一般的に親密圏には変化のきざしが見られるとはいえ、依然として制度中心的な関係性が強く、家族制度や結婚制度から外れる親密な関係性が広まっているとはいえず、承認・保護する度合いも弱い。ミドル期シングルの女性は男性より、ひとり暮らしに適応し満足している。

というのは、女性はひとり暮らしに伴う経済的不安、孤独、犯罪に巻き込まれる不安、病気の不安を男性以上に感じやすい分、親やきょうだいと頻繁に連絡をとって、親子関係を軸に親密圏を築いている。しかも、友人や知人の数は男性を上回っていて孤立状態にある人がより少ないからだ。

このように、シングルの親密圏には、親やきょうだいの存在が西洋諸国より大きい。このように、結婚の柔軟化・多様化が進みにくく、親密圏が制度的家族を超えて広がりにくいことが、非婚者の増加をもたらしているのだろう。

また、家族に代わる多様な住まい方(コレクティブハウス、シェアハウスなど)も発達しにくく、未婚者、離婚者、ひとり親の多様な居住スタイルが発達していないことも、シングルの孤立化を招きやすい。これも家族中心文化と関係しているはずである。

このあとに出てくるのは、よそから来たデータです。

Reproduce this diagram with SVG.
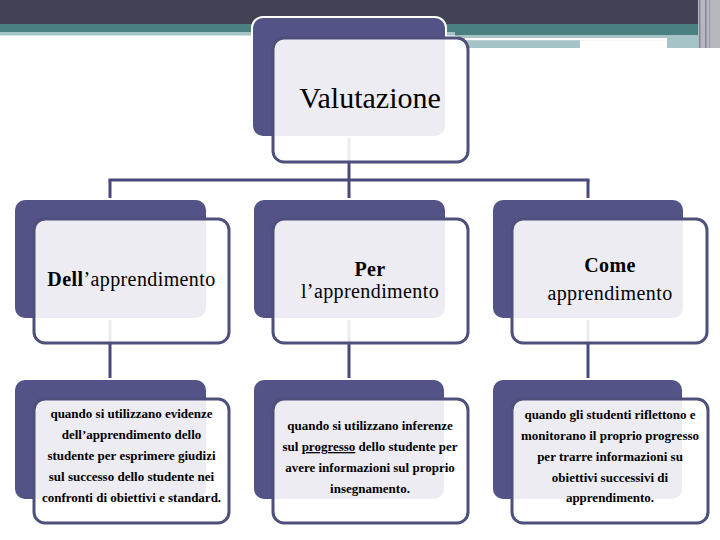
<svg xmlns="http://www.w3.org/2000/svg" width="720" height="540" viewBox="0 0 720 540">
<style>
.back{fill:#535388;stroke:#ffffff;stroke-width:2}
.front{fill:#ffffff;fill-opacity:0.89;stroke:#4f4f7c;stroke-width:3}
.conn{stroke:#48487a;stroke-width:3;fill:none}
.t1{font-family:"Liberation Serif","Times New Roman",serif;fill:#000;text-anchor:middle}
.t2{font-family:"Liberation Serif","Times New Roman",serif;fill:#000;text-anchor:middle;font-size:20px;letter-spacing:0.4px}
.t3{font-family:"Liberation Serif","Times New Roman",serif;font-weight:bold;font-size:13px;fill:#000;text-anchor:middle}
</style>
<rect width="720" height="540" fill="#ffffff"/>
<g id="banner">
<rect x="0" y="0" width="720" height="24" fill="#414253"/>
<rect x="0" y="24" width="460" height="8" fill="#4a8080"/>
<rect x="0" y="32" width="460" height="3.5" fill="#a6c3c7"/>
<rect x="455" y="24" width="245" height="11.5" fill="#4a8080"/>
<rect x="458" y="35.5" width="242" height="12.5" fill="#a6c3c7"/>
<rect x="465" y="38" width="202" height="2.2" fill="#ffffff"/>
<rect x="580" y="40.2" width="87" height="8" fill="#ffffff"/>
<rect x="698" y="0" width="22" height="48" fill="#b6b7bf"/>
<rect x="699" y="0" width="1.5" height="48" fill="#85869a"/>
<rect x="705" y="0" width="1.5" height="48" fill="#85869a"/>
<rect x="709" y="0" width="1.2" height="48" fill="#9a9aa8"/>
</g>
<g id="connectors">
<line class="conn" x1="349" y1="137" x2="349" y2="180"/>
<line class="conn" x1="108.5" y1="180" x2="589.5" y2="180"/>
<line class="conn" x1="110" y1="180" x2="110" y2="199"/>
<line class="conn" x1="349" y1="180" x2="349" y2="199"/>
<line class="conn" x1="588" y1="180" x2="588" y2="199"/>
<line class="conn" x1="110" y1="319" x2="110" y2="379"/>
<line class="conn" x1="349" y1="319" x2="349" y2="379"/>
<line class="conn" x1="588" y1="319" x2="588" y2="379"/>
</g>
<g id="node-valutazione">
<rect class="back" x="252" y="17" width="194" height="120" rx="11"/>
<rect class="front" x="273" y="38" width="195" height="124" rx="11"/>
<text class="t1" x="370" y="108" font-size="30">Valutazione</text>
</g>
<g id="node-dell">
<rect class="back" x="14" y="199" width="193" height="120" rx="11"/>
<rect class="front" x="34" y="219" width="195" height="124" rx="11"/>
<text class="t2" x="131.5" y="286"><tspan font-weight="bold">Dell</tspan>’apprendimento</text>
</g>
<g id="node-per">
<rect class="back" x="253" y="199" width="193" height="120" rx="11"/>
<rect class="front" x="273" y="219" width="195" height="124" rx="11"/>
<text class="t2" x="370" y="276"><tspan font-weight="bold">Per</tspan></text>
<text class="t2" x="370" y="298">l’apprendimento</text>
</g>
<g id="node-come">
<rect class="back" x="492" y="199" width="192" height="120" rx="11"/>
<rect class="front" x="512" y="219" width="195" height="124" rx="11"/>
<text class="t2" x="610" y="272"><tspan font-weight="bold">Come</tspan></text>
<text class="t2" x="610" y="300">apprendimento</text>
</g>
<g id="node-desc-dell">
<rect class="back" x="14" y="379" width="193" height="121" rx="11"/>
<rect class="front" x="34" y="399" width="195" height="124" rx="11"/>
<text class="t3" x="131.5" y="418">quando si utilizzano evidenze</text>
<text class="t3" x="131.5" y="439">dell’apprendimento dello</text>
<text class="t3" x="131.5" y="460">studente per esprimere giudizi</text>
<text class="t3" x="131.5" y="481">sul successo dello studente nei</text>
<text class="t3" x="131.5" y="502">confronti di obiettivi e standard.</text>
</g>
<g id="node-desc-per">
<rect class="back" x="253" y="379" width="192" height="121" rx="11"/>
<rect class="front" x="273" y="399" width="195" height="124" rx="11"/>
<text class="t3" x="370" y="430">quando si utilizzano inferenze</text>
<text class="t3" x="370" y="451">sul <tspan text-decoration="underline">progresso</tspan> dello studente per</text>
<text class="t3" x="370" y="472">avere informazioni sul proprio</text>
<text class="t3" x="370" y="493">insegnamento.</text>
</g>
<g id="node-desc-come">
<rect class="back" x="492" y="379" width="191" height="121" rx="11"/>
<rect class="front" x="512" y="399" width="196" height="124" rx="11"/>
<text class="t3" x="610" y="419">quando gli studenti riflettono e</text>
<text class="t3" x="610" y="440">monitorano il proprio progresso</text>
<text class="t3" x="610" y="461">per trarre informazioni su</text>
<text class="t3" x="610" y="482">obiettivi successivi di</text>
<text class="t3" x="610" y="502">apprendimento.</text>
</g>
</svg>
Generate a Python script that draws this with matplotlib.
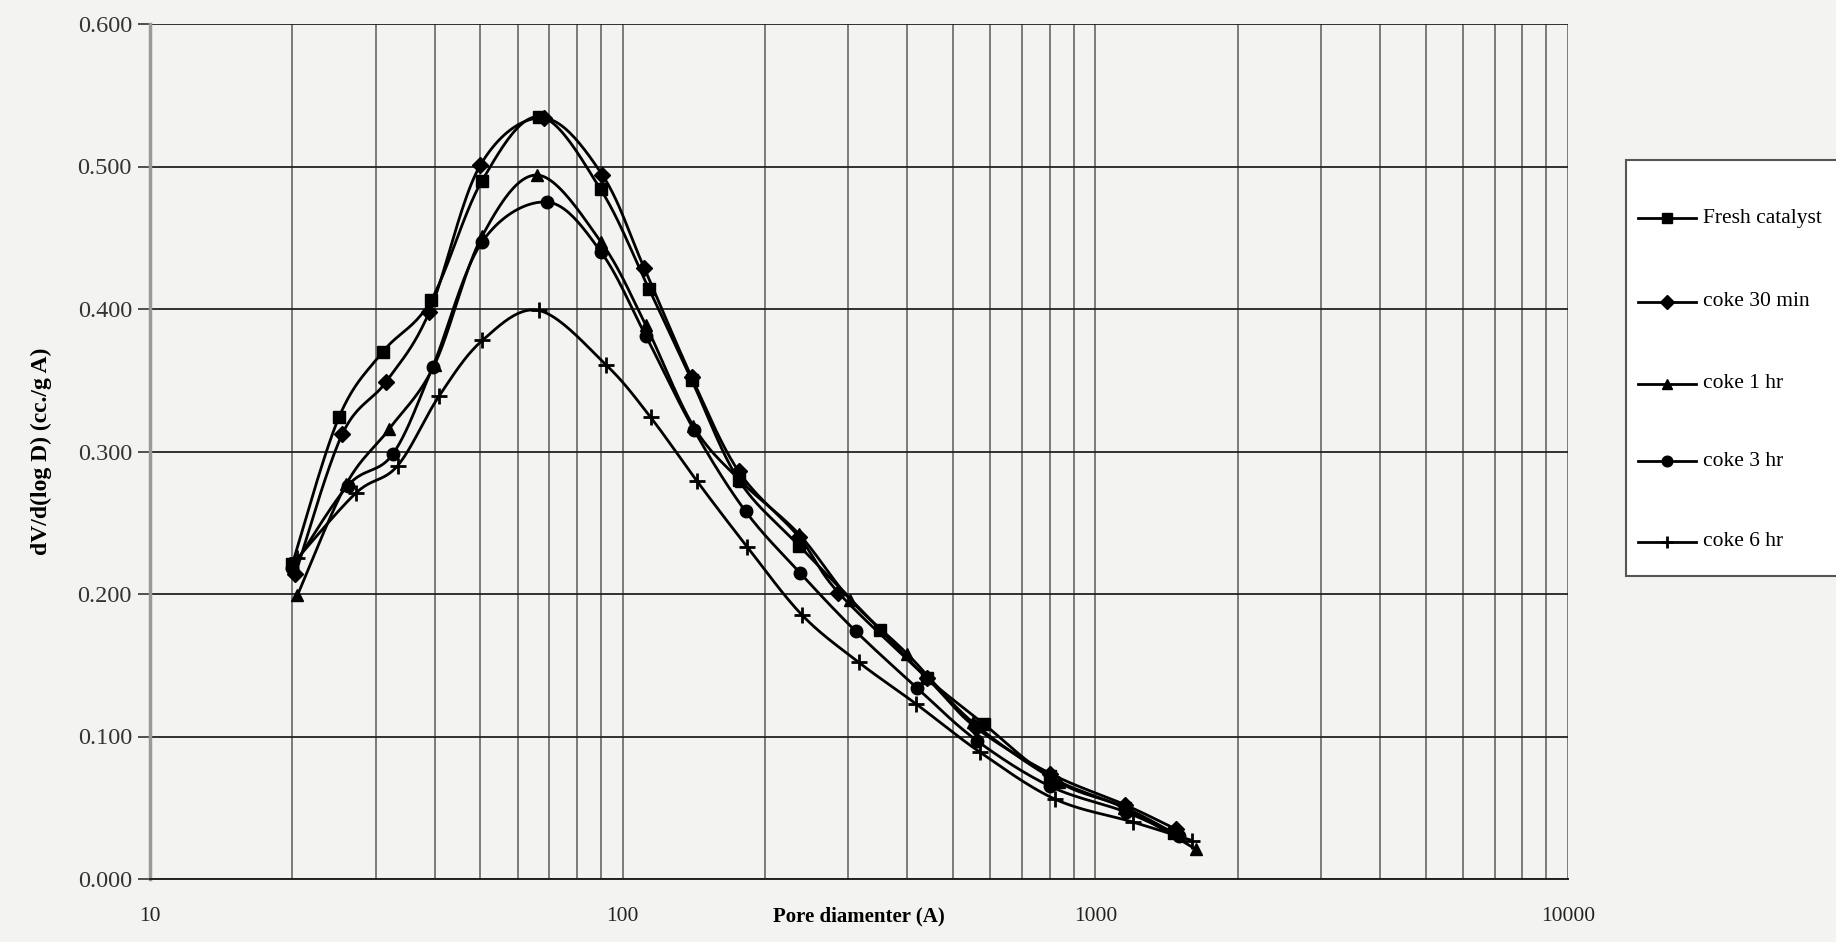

1960〜70年代生まれ以降のミドル期世代は、結婚したら親と同居しなくなり、直系家族制規範に基づく家族形成をしなくなった人々である。しかし核家族に代わる新たな家族形成規範は生まれなかった。結婚をせずにシングルの道を歩んでいるのはその帰結だろう。その結果、非家族的親密圏も中間圏も広く形成されている状態にはなく、シングルは孤立するリスクを抱えている。

西洋諸国の多様化する親密圏

西洋諸国では、1960年代後半から離婚へのスティグマがなくなり同棲も広がった。やがて、事実婚、同性婚、国際結婚、移民結婚など、個人が選択して作る親密なパートナー関係を国家が承認・保護するという道筋で親密圏が拡大してきた。ステップファミリーやひとり親家庭等も、家族の一形態として市民権を与えられ、公的支援が得られやすくなっている。